In my case, I started writing City of the Sun because I was curious to learn about my Egyptian Jewish roots and the circumstances surrounding my family's expulsion from the country when I was three years old. Initially the endeavor was intellectual, but as I immersed myself in my parents' bygone world, I began to feel a nostalgic longing for it. As I read about the vibrant and thriving Jewish community in Cairo, I grew proud to have come from there and my alienation from my cultural Arabic roots softened as I began to embrace them. I also have grown to realize how the trauma of my family's expulsion during the Suez Crisis must have shaped my psychology and personality when our stable world was replaced by years of chaos.

How many opportunities does one get for this level of self reflection?

2: It Will Make You Smarter
No matter what you choose to write about, at some point you will have to do some research. You may need to learn about a particular period of time -- for me it was 1941 in Egypt -- or just refresh your memory of a place, object or activity. Pulling on that thread of discovery will unravel a wealth of related information, and before long you will be educating yourself on all aspects of the world you are creating.

My own quest to understand wartime Cairo revealed a world I never knew existed, a cosmopolitan city of refugees, spies and soldiers ten times more exotic than Casablanca.

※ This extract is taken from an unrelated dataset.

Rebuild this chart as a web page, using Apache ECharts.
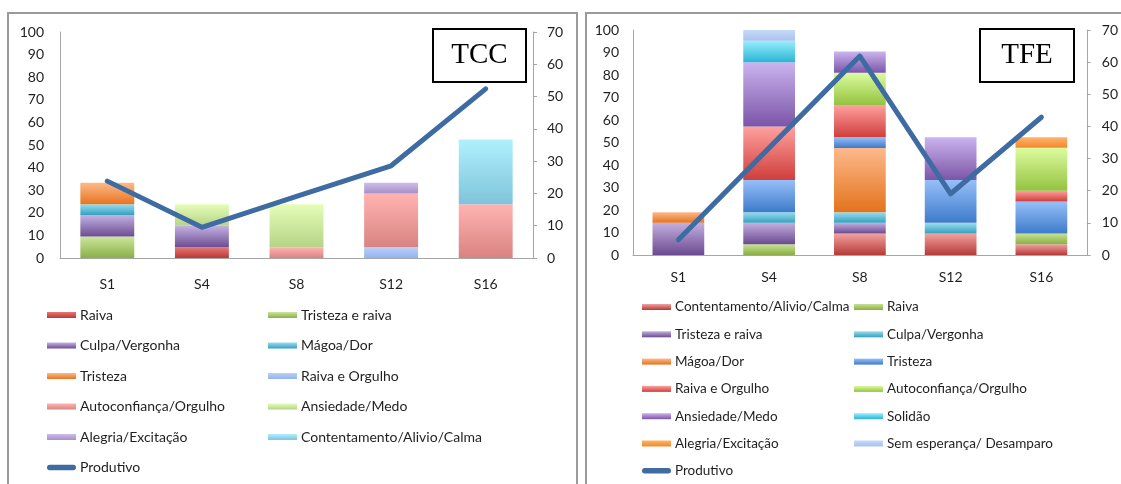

Many world leaders and historical figures also inhabited that world and I must admit being overwhelmed at times by the amount of research, but it was enthralling to uncover so many of the roots of today's problems in the Middle East.

3: You'll Learn How Much Pain You Can Take

Writing a book is not a sprint, it is a marathon -- one that can take you months if not years. It took 13 years for me! Unlike shorter forms of writing, a book is an exercise in discipline and time management that will test your endurance. It isn't easy to sit in front of a blank page or computer screen and fill it with words that tell a story in a cohesive and entertaining way day after day, especially when one has to juggle other obligations. Let's face it, most of us do not have the luxury to spend all day writing.

When I first started my book, I had a busy law practice, a young daughter and a stream of obligations. But I got creative and came up with a ritual that worked for me. I wrote a bit every morning no matter what I had scheduled for that day and kept a motivational phrase close at hand: "Where there is a will, there is a way."

4: Yes, You Matter
Whether you realize it or not, your life experiences, personality and worldview give you a voice that is entirely unique. When you share that voice with the world, you may be surprised by the power of your written word and who it will reach.

One of the most satisfying parts of having written a novel is receiving messages from people all over the world telling me the various ways my words touched them. Isn't this ultimately what it's all about? Touching another human being?

Now think about the consequences of not writing your book. If you do not tell your story, no one else will. No one else can. It will be the world's loss. Which brings us to...

5: You Will Live Forever!

In City of the Sun, one of the main characters lost her mother in the war and laments that she has nothing to remember her by but the memories themselves. "Is that what one is reduced to after death?" she wonders. "A memory? A picture on a piano?"

Memories really are all that are left of us when we leave this earth. Even a photo on the piano may only be preserved for a couple of generations, if you are lucky. Your book, though, will live forever, especially in the digital age. There is no telling where it will end up and who it will continue to inspire through the ages.

My nephew Jason, now a grown man, has accomplished many wonderful things in the last 15 years. He has yet to write a book, but I know one day he will. What about you? What is holding you back? Maybe that is where your story should begin.